One of his most underrated achievements may have been his eloquent defence of procrastination. “Men of lofty genius sometimes accomplish the most when they work least,” he told one of his employers, “for their minds are occupied with their ideas and the perfection of their conceptions, to which they afterwards give form.”
Leonardo was an implacable perfectionist. (“He saw faults even in the things that to others seemed miracles,” wrote an early biographer.) He worked on the Mona Lisa for 16 years, and it was in his bedroom when he died.
Like many artists, Leonardo’s weaknesses were inseparable from his strengths. If he hadn’t been an easily distracted perfectionist, he would have left behind a larger official oeuvre but a less impressive one. Instead, he abandoned what he could not work out, which allowed him to “go down in history as an obsessed genius rather than merely a reliable master painter,” Isaacson writes.
One often associates perfectionism with a toxic variety of neurosis. Yet Leonardo seemed quite well-adjusted, particularly for an artist. Unlike Michelangelo, who was dour and self-denying, Leonardo was generous and convivial, partial to robes of purple and pink. He wasn’t especially competitive. He didn’t spend his days spoiling for a fight. (He was no Caravaggio.) He was comfortably open about being gay (Michelangelo was not), merrily indulging his longtime companion with enough shoes and jewelled stockings to keep even Imelda Marcos in clover.
And he was strikingly devoid of ego, “more interested in pursuing knowledge than in publishing it,” Isaacson writes. “He wanted to accumulate knowledge for its own sake, and for his own personal joy, rather than out of a desire to make a public name for himself as a scholar or to be part of the progress of history.”

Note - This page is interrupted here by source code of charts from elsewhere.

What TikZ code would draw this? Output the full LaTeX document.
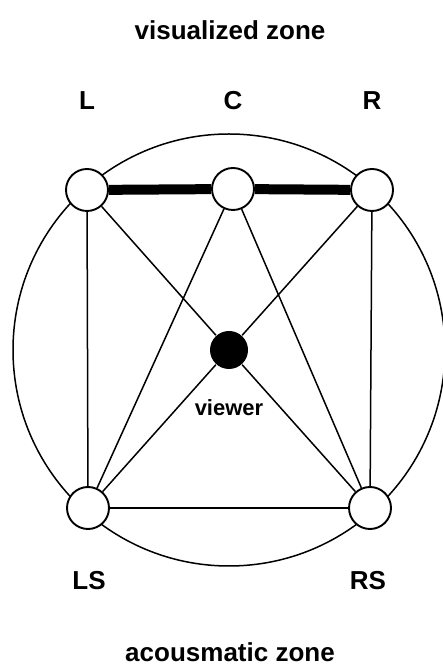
\documentclass[tikz,border=0pt]{standalone}
\usepackage{fontspec}
\setmainfont{Liberation Sans}
\begin{document}
\begin{tikzpicture}[x=1pt, y=1pt, line width=1.5pt, font=\fontsize{26}{28}\selectfont\bfseries,
    spk/.style={circle, draw, fill=white, minimum size=42pt, inner sep=0pt, line width=1.9pt},
    lbl/.style={anchor=base, inner sep=0pt}]
  \useasboundingbox (0,0) rectangle (443,666);
  \node[circle, fill=black, minimum size=38pt, inner sep=0pt] (viewer) at (229,316) {};
  \draw (viewer.center) circle[radius=216];
  \node[spk] (L) at (87,476) {};
  \node[spk] (C) at (233,477) {};
  \node[spk] (R) at (372,476) {};
  \node[spk] (LS) at (88,158) {};
  \node[spk] (RS) at (370,158) {};
  \draw[line width=10pt] (L) -- (C);
  \draw[line width=10pt] (C) -- (R);
  \draw (L) -- (LS);
  \draw (R) -- (RS);
  \draw (LS) -- (RS);
  \draw (L) -- (viewer);
  \draw (R) -- (viewer);
  \draw (LS) -- (viewer);
  \draw (RS) -- (viewer);
  \draw (C) -- (LS);
  \draw (C) -- (RS);
  \node[lbl] (vis) at (230,626) {visualized zone};
  \node[lbl] (Ltxt) at (87,556) {L};
  \node[lbl] (Ctxt) at (233,556) {C};
  \node[lbl] (Rtxt) at (372,556) {R};
  \node[lbl] (LStxt) at (89,76) {LS};
  \node[lbl] (RStxt) at (368,76) {RS};
  \node[lbl, font=\fontsize{22}{24}\selectfont\bfseries] (vtxt) at (229,250) {viewer};
  \node[lbl] (acu) at (230,5) {acousmatic zone};
\end{tikzpicture}
\end{document}
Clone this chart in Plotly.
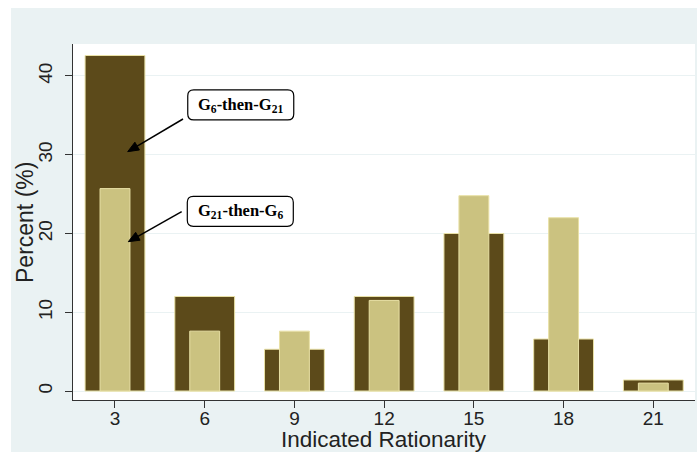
import math
import plotly.graph_objects as go

categories = [3, 6, 9, 12, 15, 18, 21]
g6_then_g21 = [42.6, 12.0, 5.3, 12.0, 20.0, 6.6, 1.4]
g21_then_g6 = [25.7, 7.6, 7.6, 11.5, 24.8, 22.0, 1.0]
y_ticks = [0, 10, 20, 30, 40]

DARK = "#5C4A1A"
LIGHT = "#CBC280"
EDGE = "#E9E1A6"
BG = "#EAF2F3"

X_RANGE = [1.596, 22.394]
Y_RANGE = [-1.143, 44.06]
ML, MR, MT, MB = 73, 5, 44, 52
W, H = 700, 452
PW, PH = W - ML - MR, H - MT - MB
XPU = PW / (X_RANGE[1] - X_RANGE[0])
YPU = PH / (Y_RANGE[1] - Y_RANGE[0])

fig = go.Figure()
fig.add_trace(go.Bar(x=categories, y=g6_then_g21, width=2, name="G6-then-G21",
                     marker=dict(color=DARK, line=dict(color=EDGE, width=1))))
fig.add_trace(go.Bar(x=categories, y=g21_then_g6, width=1, name="G21-then-G6",
                     marker=dict(color=LIGHT, line=dict(color=EDGE, width=1))))


def rounded_box(cx, cy, wpx, hpx, rpx=6):
    hw, hh = wpx / 2 / XPU, hpx / 2 / YPU
    rx, ry = rpx / XPU, rpx / YPU
    x0, x1, y0, y1 = cx - hw, cx + hw, cy - hh, cy + hh
    return (f"M {x0+rx} {y0} L {x1-rx} {y0} Q {x1} {y0} {x1} {y0+ry} "
            f"L {x1} {y1-ry} Q {x1} {y1} {x1-rx} {y1} L {x0+rx} {y1} "
            f"Q {x0} {y1} {x0} {y1-ry} L {x0} {y0+ry} Q {x0} {y0} {x0+rx} {y0} Z")


def arrow_head(tail, tip, length=11, half_w=4.5):
    dx = (tip[0] - tail[0]) * XPU
    dy = (tip[1] - tail[1]) * YPU
    n = math.hypot(dx, dy)
    ux, uy = dx / n, dy / n
    bx, by = -ux * length, -uy * length
    px, py = -uy * half_w, ux * half_w
    p1 = (tip[0] + (bx + px) / XPU, tip[1] + (by + py) / YPU)
    p2 = (tip[0] + (bx - px) / XPU, tip[1] + (by - py) / YPU)
    base = (tip[0] + bx / XPU, tip[1] + by / YPU)
    path = f"M {tip[0]} {tip[1]} L {p1[0]} {p1[1]} L {p2[0]} {p2[1]} Z"
    return path, base


boxes = [
    dict(text="<b>G<sub>6</sub>-then-G<sub>21</sub></b>", cx=7.205, cy=36.32,
         tail=(5.274, 34.54), tip=(3.425, 30.39)),
    dict(text="<b>G<sub>21</sub>-then-G<sub>6</sub></b>", cx=7.19, cy=22.82,
         tail=(5.23, 22.77), tip=(3.445, 18.96)),
]

shapes = [
    dict(type="rect", xref="paper", yref="paper", x0=(11 - ML) / PW, x1=(697 - ML) / PW,
         y0=-0.3, y1=(H - MB - 8) / PH, fillcolor=BG, line=dict(width=0), layer="below"),
    dict(type="rect", xref="paper", yref="paper", x0=0, x1=1, y0=0, y1=1,
         fillcolor="white", line=dict(width=0), layer="below"),
]
annotations = [
    dict(text="Indicated Rationarity", xref="paper", yref="paper", x=0.5, y=(H - MB - 439) / PH,
         xanchor="center", yanchor="middle", showarrow=False, font=dict(size=22.5, color="#222")),
    dict(text="Percent (%)", xref="paper", yref="paper", x=(25 - ML) / PW, y=0.5, textangle=-90,
         xanchor="center", yanchor="middle", showarrow=False, font=dict(size=23, color="#222")),
]
for b in boxes:
    shapes.append(dict(type="path", xref="x", yref="y", path=rounded_box(b["cx"], b["cy"], 106, 30),
                       fillcolor="white", line=dict(color="black", width=1.2), layer="above"))
    annotations.append(dict(x=b["cx"], y=b["cy"], xref="x", yref="y", text=b["text"], showarrow=False,
                            font=dict(family="Liberation Serif", size=16.5, color="black")))
    head, base = arrow_head(b["tail"], b["tip"])
    shapes.append(dict(type="line", xref="x", yref="y", x0=b["tail"][0], y0=b["tail"][1],
                       x1=base[0], y1=base[1], line=dict(color="black", width=1.5), layer="above"))
    shapes.append(dict(type="path", xref="x", yref="y", path=head, fillcolor="black",
                       line=dict(color="black", width=1), layer="above"))

fig.update_layout(
    width=W, height=H, margin=dict(l=ML, r=MR, t=MT, b=MB, autoexpand=False),
    paper_bgcolor="white", plot_bgcolor="white",
    barmode="overlay", showlegend=False,
    font=dict(family="Liberation Sans", color="#222"),
    shapes=shapes, annotations=annotations,
    xaxis=dict(range=X_RANGE, tickvals=categories, ticktext=[str(c) for c in categories],
               automargin=False, ticklabelstandoff=-6,
               showgrid=False, zeroline=False, showline=True, linecolor="#333", linewidth=1.2,
               ticks="outside", ticklen=7, tickcolor="#333", tickfont=dict(size=19)),
    yaxis=dict(range=Y_RANGE, tickvals=y_ticks, showgrid=True, gridcolor=BG, gridwidth=1.2,
               automargin=False, ticklabelstandoff=5,
               zeroline=False, showline=True, linecolor="#333", linewidth=1.2,
               ticks="outside", ticklen=7, tickcolor="#333", tickangle=-90, tickfont=dict(size=19)),
)

fig.write_html("out.html")
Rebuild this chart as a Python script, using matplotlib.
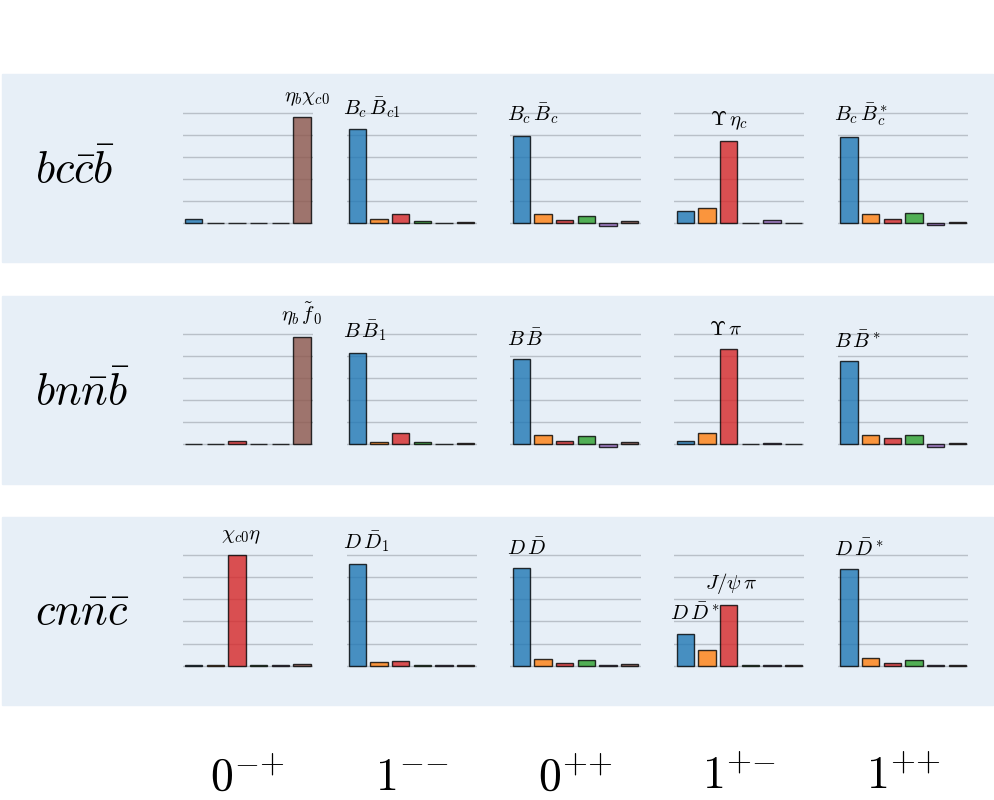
import numpy as np
import matplotlib
matplotlib.use("Agg")
import matplotlib.pyplot as plt
from matplotlib.patches import Rectangle

plt.rcParams['mathtext.fontset'] = 'cm'

# channel weights, one list of 6 bars per J^PC column
row_labels = [r'$bc\bar{c}\bar{b}$', r'$bn\bar{n}\bar{b}$', r'$cn\bar{n}\bar{c}$']
col_labels = [r'$0^{{-}{+}}$', r'$1^{{-}{-}}$', r'$0^{{+}{+}}$', r'$1^{{+}{-}}$', r'$1^{{+}{+}}$']

bccb = [
    [0.036, 0.003, 0.005, 0.005, 0.003, 0.960],
    [0.850, 0.039, 0.084, 0.024, 0.003, 0.015],
    [0.793, 0.081, 0.030, 0.068, -0.024, 0.021],
    [0.108, 0.135, 0.744, 0.002, 0.027, 0.005],
    [0.776, 0.087, 0.039, 0.093, -0.018, 0.015],
]
bnnb = [
    [0.003, 0.003, 0.027, 0.002, 0.002, 0.969],
    [0.829, 0.018, 0.105, 0.024, 0.002, 0.015],
    [0.771, 0.081, 0.033, 0.075, -0.027, 0.024],
    [0.027, 0.099, 0.861, 0.002, 0.008, 0.002],
    [0.748, 0.087, 0.057, 0.081, -0.020, 0.010],
]
cnnc = [
    [0.005, 0.004, 0.997, 0.004, 0.004, 0.012],
    [0.922, 0.030, 0.042, 0.009, 0.003, 0.003],
    [0.883, 0.057, 0.021, 0.048, 0.010, 0.015],
    [0.288, 0.139, 0.547, 0.002, 0.010, 0.002],
    [0.874, 0.066, 0.024, 0.048, 0.005, 0.005],
]
all_rows = [bccb, bnnb, cnnc]

# (row, col, bar index, label, x nudge)
annotations = [
    (0, 0, 5, r'$\eta_b\chi_{c0}$', 0.25),
    (0, 1, 0, r'$B_c\,\bar{B}_{c1}$', 0),
    (0, 2, 0, r'$B_c\,\bar{B}_c$', 0),
    (0, 3, 2, r'$\Upsilon\,\eta_c$', 0),
    (0, 4, 0, r'$B_c\,\bar{B}_c^*$', 0),
    (1, 0, 5, r'$\eta_b\,\tilde{f}_0$', 0),
    (1, 1, 0, r'$B\,\bar{B}_1$', 0),
    (1, 2, 0, r'$B\,\bar{B}$', 0),
    (1, 3, 2, r'$\Upsilon\,\pi$', -0.15),
    (1, 4, 0, r'$B\,\bar{B}^*$', 0),
    (2, 0, 2, r'$\chi_{c0}\eta$', 0.2),
    (2, 1, 0, r'$D\,\bar{D}_1$', 0),
    (2, 2, 0, r'$D\,\bar{D}$', 0),
    (2, 3, 0, r'$D\,\bar{D}^*$', 0),
    (2, 3, 2, r'$J/\psi\,\pi$', 0.1),
    (2, 4, 0, r'$D\,\bar{D}^*$', 0),
]

colors = ['tab:blue', 'tab:orange', 'tab:red', 'tab:green', 'tab:purple', 'tab:brown']
band_color = '#e7eff7'
grid_color = '#b9c0c8'

W, H = 995, 800
fig = plt.figure(figsize=(W / 100, H / 100), dpi=100)

# layout in pixels (from top-left)
band_tops = [74, 296, 517]
band_h = 188
baselines = [223.3, 444.3, 665.7]
unit = 110.7
col_left0, col_step, ax_w = 182.7, 163.9, 130
ylo, yhi = -0.1, 1.1

for r in range(3):
    fig.add_artist(Rectangle((2 / W, 1 - (band_tops[r] + band_h) / H), 991 / W, band_h / H,
                             transform=fig.transFigure, color=band_color, zorder=0))
    fig.text(35 / W, 1 - (band_tops[r] + band_h / 2 + 2) / H, row_labels[r],
             fontsize=32, ha='left', va='center')
    for c in range(5):
        bottom_px = baselines[r] - ylo * unit
        top_px = baselines[r] - yhi * unit
        ax = fig.add_axes([(col_left0 + c * col_step) / W, 1 - bottom_px / H,
                           ax_w / W, (bottom_px - top_px) / H])
        ax.set_facecolor('none')
        vals = all_rows[r][c]
        ax.bar(np.arange(6), vals, width=0.8, color=colors, edgecolor='black',
               linewidth=1, alpha=0.8, zorder=3)
        ax.set_xlim(-0.5, 5.5)
        ax.set_ylim(ylo, yhi)
        ax.set_yticks(np.arange(0, 1.01, 0.2))
        ax.set_xticks([])
        ax.tick_params(length=0, labelleft=False, labelbottom=False)
        ax.yaxis.grid(True, color=grid_color, linewidth=1)
        ax.set_axisbelow(True)
        for s in ax.spines.values():
            s.set_visible(False)
        for (ar, ac, idx, txt, dx) in annotations:
            if ar == r and ac == c:
                y = max(vals[idx], 0) + 0.085
                if idx == 0:
                    ax.text(-0.68, y, txt, fontsize=15, ha='left', va='bottom')
                else:
                    ax.text(idx + dx, y, txt, fontsize=15, ha='center', va='bottom')

for c in range(5):
    xc = col_left0 + c * col_step + ax_w / 2
    fig.text(xc / W, 1 - 790 / H, col_labels[c], fontsize=33, ha='center', va='baseline')

fig.savefig('out.png', dpi=100)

In recent years, there’s been a glut of books about the so-called science of creativity, which in truth are TED lectures in waiting, motivational business books that instruct us on how to unleash our own inner Leonardos. The pleasure of an Isaacson biography is that it doesn’t traffic in such cynical stuff; the author tells stories of people who, by definition, are inimitable.
Yet in the conclusion of “Leonardo da Vinci,” Isaacson capitulates to the easy seductions of TED-ism, and boy, is it disappointing. Under the subheading of “Learning From Leonardo,” he offers 20 italicised platitudes, including Retain a childlike sense of wonder and Let your reach exceed your grasp. Each gets its own elaboration. None is especially helpful. It’s all about as cloying as canned peaches. Though perhaps I’m just too old to Be open to mystery.